С деятельностью этой преступной организации, если верить городскому фольклору, связана неожиданная и странная смерть Сергея Есенина. По официальной версии, Есенин ушел из жизни добровольно в номере гостиницы «Англетер» в ночь на 28 декабря 1925 года. В доказательство этой версии было обнародовано его стихотворение «До свиданья, друг мой, до свиданья», будто бы написанное им накануне в том же номере.

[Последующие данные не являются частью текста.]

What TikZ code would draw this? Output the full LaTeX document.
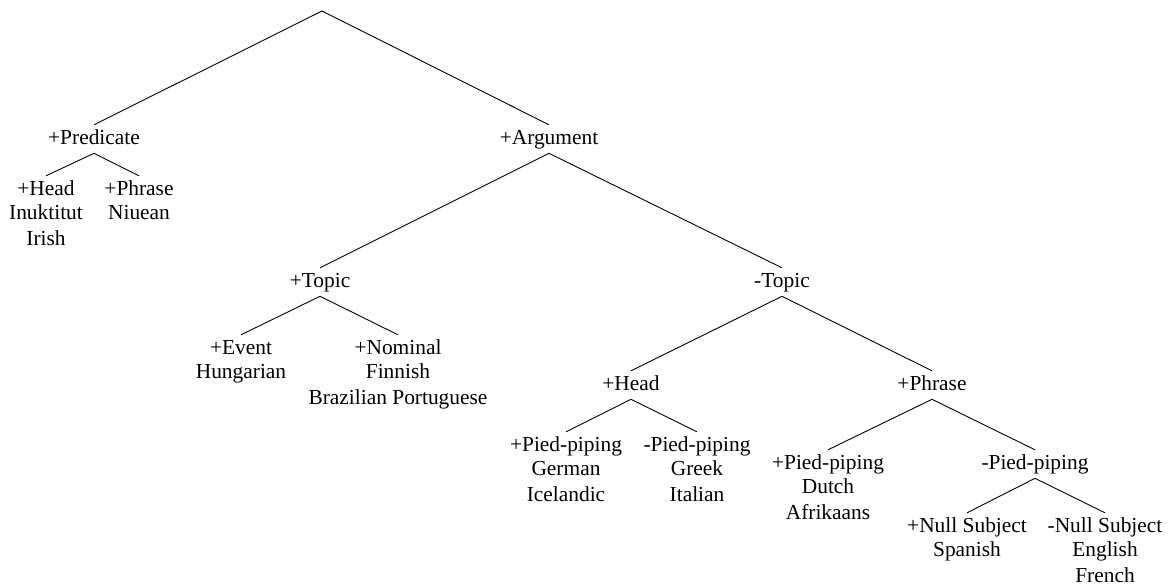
\documentclass[tikz,border=0pt]{standalone}
\usepackage{fontspec}
\setmainfont{Liberation Serif}
\begin{document}
\begin{tikzpicture}[x=1pt,y=-1pt,
  lab/.style={anchor=base, inner xsep=0pt, inner ysep=4.5pt, text height=14.5pt, text depth=4.6pt, font=\fontsize{21.4}{25.8}\selectfont},
  langs/.style={anchor=north, inner sep=0pt, align=center, font=\fontsize{21.4}{25.8}\selectfont, yshift=2.6pt},
  edge/.style={draw=black, line width=0.9pt}]
\useasboundingbox (0,0) rectangle (1174,584);
\coordinate (root) at (322,11);
\node[lab] (pred) at (94,144) {+Predicate};
\node[lab] (arg) at (549,144) {+Argument};
\node[lab] (phead) at (46,195) {+Head};
\node[langs] (pheadL) at (phead.south) {\strut Inuktitut\\Irish};
\node[lab] (pphrase) at (139,195) {+Phrase};
\node[langs] (pphraseL) at (pphrase.south) {\strut Niuean};
\node[lab] (ptopic) at (320,287) {+Topic};
\node[lab] (ntopic) at (782,287) {-Topic};
\node[lab] (event) at (241,354) {+Event};
\node[langs] (eventL) at (event.south) {\strut Hungarian};
\node[lab] (nominal) at (398,354) {+Nominal};
\node[langs] (nominalL) at (nominal.south) {\strut Finnish\\Brazilian Portuguese};
\node[lab] (head) at (631,390) {+Head};
\node[lab] (phrase) at (932,390) {+Phrase};
\node[lab] (hpp) at (566,451) {+Pied-piping};
\node[langs] (hppL) at (hpp.south) {\strut German\\Icelandic};
\node[lab] (hnpp) at (697,451) {-Pied-piping};
\node[langs] (hnppL) at (hnpp.south) {\strut Greek\\Italian};
\node[lab] (rpp) at (828,469) {+Pied-piping};
\node[langs] (rppL) at (rpp.south) {\strut Dutch\\Afrikaans};
\node[lab] (rnpp) at (1035,469) {-Pied-piping};
\node[lab] (ns) at (967,532) {+Null Subject};
\node[langs] (nsL) at (ns.south) {\strut Spanish};
\node[lab] (nns) at (1105,532) {-Null Subject};
\node[langs] (nnsL) at (nns.south) {\strut English\\French};
\draw[edge] (root) -- (pred.north);
\draw[edge] (root) -- (arg.north);
\draw[edge] (pred.south) -- (phead.north);
\draw[edge] (pred.south) -- (pphrase.north);
\draw[edge] (arg.south) -- (ptopic.north);
\draw[edge] (arg.south) -- (ntopic.north);
\draw[edge] (ptopic.south) -- (event.north);
\draw[edge] (ptopic.south) -- (nominal.north);
\draw[edge] (ntopic.south) -- (head.north);
\draw[edge] (ntopic.south) -- (phrase.north);
\draw[edge] (head.south) -- (hpp.north);
\draw[edge] (head.south) -- (hnpp.north);
\draw[edge] (phrase.south) -- (rpp.north);
\draw[edge] (phrase.south) -- (rnpp.north);
\draw[edge] (rnpp.south) -- (ns.north);
\draw[edge] (rnpp.south) -- (nns.north);
\end{tikzpicture}
\end{document}
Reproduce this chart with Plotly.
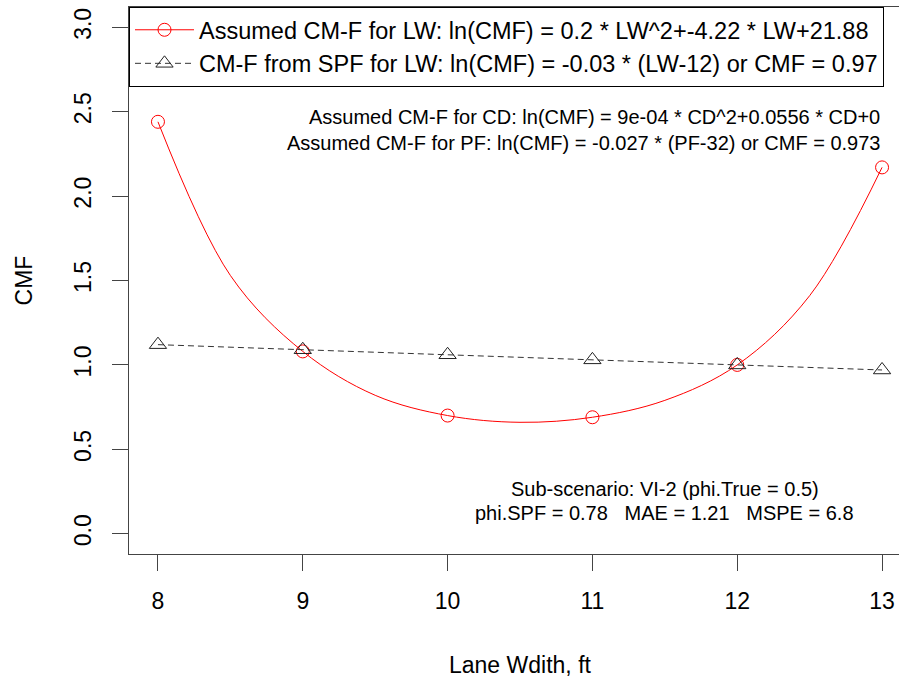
import plotly.graph_objects as go

# ---- data ----
lane_width = [8, 9, 10, 11, 12, 13]
cmf_assumed_pts = [2.44, 1.08, 0.70, 0.69, 1.00, 2.17]
curve_lw = [8, 8.5, 9, 9.5, 10, 10.5, 11, 11.5, 12, 12.5, 13]
curve_cmf = [2.44, 1.53, 1.08, 0.82, 0.70, 0.66, 0.69, 0.79, 1.00, 1.41, 2.17]
cmf_spf = [1.12, 1.09, 1.06, 1.03, 1.00, 0.97]
x_ticks = [8, 9, 10, 11, 12, 13]
y_ticks = [0.0, 0.5, 1.0, 1.5, 2.0, 2.5, 3.0]
y_tick_labels = ["0.0", "0.5", "1.0", "1.5", "2.0", "2.5", "3.0"]

legend_red = "Assumed CM-F for LW: ln(CMF) = 0.2 * LW^2+-4.22 * LW+21.88"
legend_black = "CM-F from SPF for LW: ln(CMF) = -0.03 * (LW-12) or CMF = 0.97"
note_cd = "Assumed CM-F for CD: ln(CMF) = 9e-04 * CD^2+0.0556 * CD+0"
note_pf = "Assumed CM-F for PF: ln(CMF) = -0.027 * (PF-32) or CMF = 0.973"
sub1 = "Sub-scenario: VI-2 (phi.True = 0.5)"
sub2 = "phi.SPF = 0.78   MAE = 1.21   MSPE = 6.8"

FONT = "Liberation Sans, Arial, sans-serif"
AX = "#444444"

fig = go.Figure()

# red smooth curve (no legend)
fig.add_trace(go.Scatter(
    x=curve_lw, y=curve_cmf, mode="lines",
    line=dict(color="red", width=1, shape="spline", smoothing=1.0),
    showlegend=False, hoverinfo="skip"))
# red points
fig.add_trace(go.Scatter(
    x=lane_width, y=cmf_assumed_pts, mode="markers",
    marker=dict(symbol="circle-open", size=13, color="red", line=dict(width=1)),
    name=legend_red, showlegend=False))
# legend proxy for red
fig.add_trace(go.Scatter(
    x=[None], y=[None], mode="lines+markers",
    line=dict(color="red", width=1),
    marker=dict(symbol="circle-open", size=13, color="red", line=dict(width=1)),
    name=legend_red))
# black dashed SPF line
fig.add_trace(go.Scatter(
    x=lane_width, y=cmf_spf, mode="lines+markers",
    line=dict(color="#333333", width=1, dash="6px,4px"),
    marker=dict(symbol="triangle-up-open", size=15, color="#222222", line=dict(width=1)),
    name=legend_black))

NOTE = 20
ann = [
    dict(x=13, y=2.467, xref="x", yref="y", text=note_cd, showarrow=False,
         xanchor="right", yanchor="middle", font=dict(size=NOTE, color="black", family=FONT)),
    dict(x=13, y=2.314, xref="x", yref="y", text=note_pf, showarrow=False,
         xanchor="right", yanchor="middle", font=dict(size=NOTE, color="black", family=FONT)),
    dict(x=11.5, y=0.266, xref="x", yref="y", text=sub1, showarrow=False,
         xanchor="center", yanchor="middle", font=dict(size=NOTE, color="black", family=FONT)),
    dict(x=11.5, y=0.124, xref="x", yref="y", text=sub2, showarrow=False,
         xanchor="center", yanchor="middle", font=dict(size=NOTE, color="black", family=FONT)),
    dict(x=10.5, y=-0.203, xref="x", yref="paper", text="Lane Wdith, ft", showarrow=False,
         xanchor="center", yanchor="middle", font=dict(size=23, color="black", family=FONT)),
    dict(x=-0.1364, y=0.5, xref="paper", yref="paper", text="CMF", showarrow=False,
         textangle=-90, xanchor="center", yanchor="middle",
         font=dict(size=23, color="black", family=FONT)),
]

fig.update_layout(
    width=899, height=679,
    margin=dict(l=129, r=0, t=7, b=125),
    paper_bgcolor="white", plot_bgcolor="white",
    font=dict(family=FONT, size=23, color="black"),
    annotations=ann,
    showlegend=True,
    legend=dict(x=0, y=1, xanchor="left", yanchor="top",
                bgcolor="white", bordercolor="black", borderwidth=1,
                font=dict(size=23.5, family=FONT, color="black"),
                itemwidth=59, tracegroupgap=0),
)
fig.update_xaxes(
    range=[7.8, 13.117], tickmode="array", tickvals=x_ticks,
    ticks="outside", ticklen=16, tickcolor=AX, tickwidth=1,
    showline=True, linecolor=AX, linewidth=1, mirror=True,
    showgrid=False, zeroline=False,
    tickfont=dict(size=23, family=FONT, color="black"),
    ticklabelstandoff=10)
fig.update_yaxes(
    range=[-0.12, 3.12], tickmode="array", tickvals=y_ticks, ticktext=y_tick_labels,
    tickangle=-90,
    ticks="outside", ticklen=16, tickcolor=AX, tickwidth=1,
    showline=True, linecolor=AX, linewidth=1, mirror=False,
    showgrid=False, zeroline=False,
    tickfont=dict(size=23, family=FONT, color="black"),
    ticklabelstandoff=12)

fig.write_html("out.html")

Однако уже тогда эта версия вызывала большие сомнения. В самоубийство не верили. Родилась другая, народная версия неожиданной смерти молодого, находившегося в расцвете творческих сил поэта. Известно, что Есенин крайне раздражал сильных мира сего. И это давало основание подозревать, что искали только повод, чтобы с ним расправиться. Есенин, утверждает легенда, был арестован сразу по приезде в Ленинград из Москвы 24 декабря. В Большом доме он был допрошен с пристрастием и там же, в одном из кабинетов, от побоев будто бы и скончался. Ночью 27 декабря тело поэта привезли в «Англетер» и «повесили», сымитировав самоубийство. Сделано это так грубо и цинично, что исполнителям даже не пришло в голову придать событиям хотя бы некоторую достоверность. Фамилии Есенина нет даже в списках проживавших в те дни в гостинице.

Неусыпная деятельность Большого дома коснулась и судьбы известного авиаконструктора А. Н. Туполева. В фольклоре знаменитых «Крестов», куда он был направлен после соответствующих допросов, до сих пор рассказывают предание о том, что благодаря Туполеву нестерпимо пахнувшие параши в камерах были заменены на более цивилизованные так называемые «толчки». Так здесь называют унитазы, которые будто бы были закуплены на деньги, выделенные Туполевым из своих сталинских премий.

Если верить фольклору, то по личному приказу Сталина был отравлен крупнейший ученый-психиатр В. М. Бехтерев, который в 1927 году, незадолго до своей кончины, неосмотрительно поставил вождю всех народов «поспешный диагноз» – паранойя.